Today, even well-meaning government officials who claim to respect private property sometimes forget who really owns those fields and pastures. When those officials also begin to think of unimproved rural land as empty and available rather than as integral to an agricultural production operation, then it is easy to simply suggest rural landowners sell more land to each potential buyer than either the landowner or the potential buyer agreed on.
The Laramie County Commission recently considered a number of plat and subdivision requests by farmers or ranchers who want to sell a small home site to an employee, family member, or existing tenant. In more than one case, the landowner and potential buyer had agreed on a 5-acre transaction. The most recent example was far from Cheyenne in rural Eastern Laramie County.

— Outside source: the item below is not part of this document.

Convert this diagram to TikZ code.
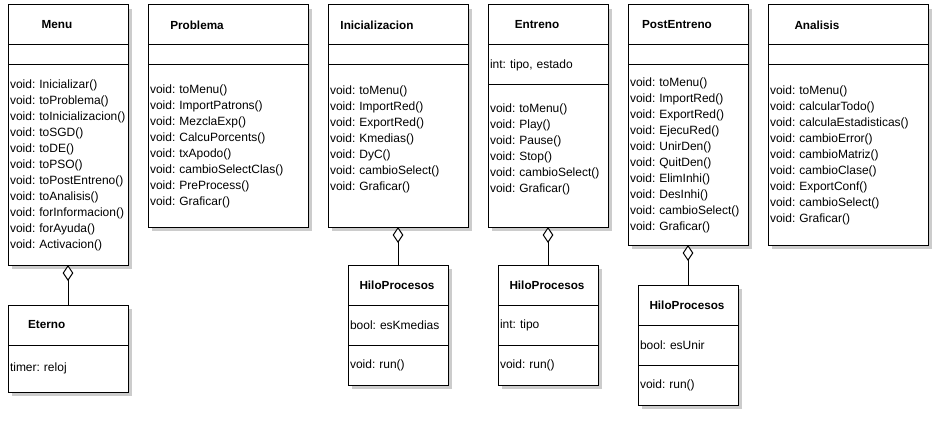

The problem comes because, as a matter of practice, the Laramie County Commission has an unwritten minimum-lot-size rule. The Commission has said that it tries to ensure each new rural residential lot served by an individual domestic well is at least 8.5 acres, based on the recommendation of the State Engineer. This, the Commission says, is to help protect the aquifers that lie beneath Laramie County and the individual rights each well owner has in the use of the groundwater. Given the Wyoming Constitution's treatment of water rights, this is the type of property rights protection local government is rightly concerned with. However, there is no reason that landowners, the State Engineer's Office, and the County Commission cannot meet their respective needs without forcing the original landowner to cede 8.5 acres of surface area to a new neighbor.
True respect for private property would seek the least-intrusive means possible to protect water rights while still protecting all rights of all users. An easy example would be for the county government to require a combination of a lot and an easement totaling the desired minimum 8.5 acres tied to each new domestic well. This would allow the private parties to privately negotiate for the size and price of the new residential lot without government imposing a heavy-handed mandate of what the final deal, or rural parcel must look like. While the additional 3.5 acres Commissioners ask for may not seem like much to people who look at agricultural land as empty and available, to the farmer selling and the prospective homeowner who is buying those acres there are real costs and operational consequences involved. By allowing individuals to strike their own bargains about how much land to buy and sell, officials would better respect both private property rights and the role of the free market in deciding who owns what property.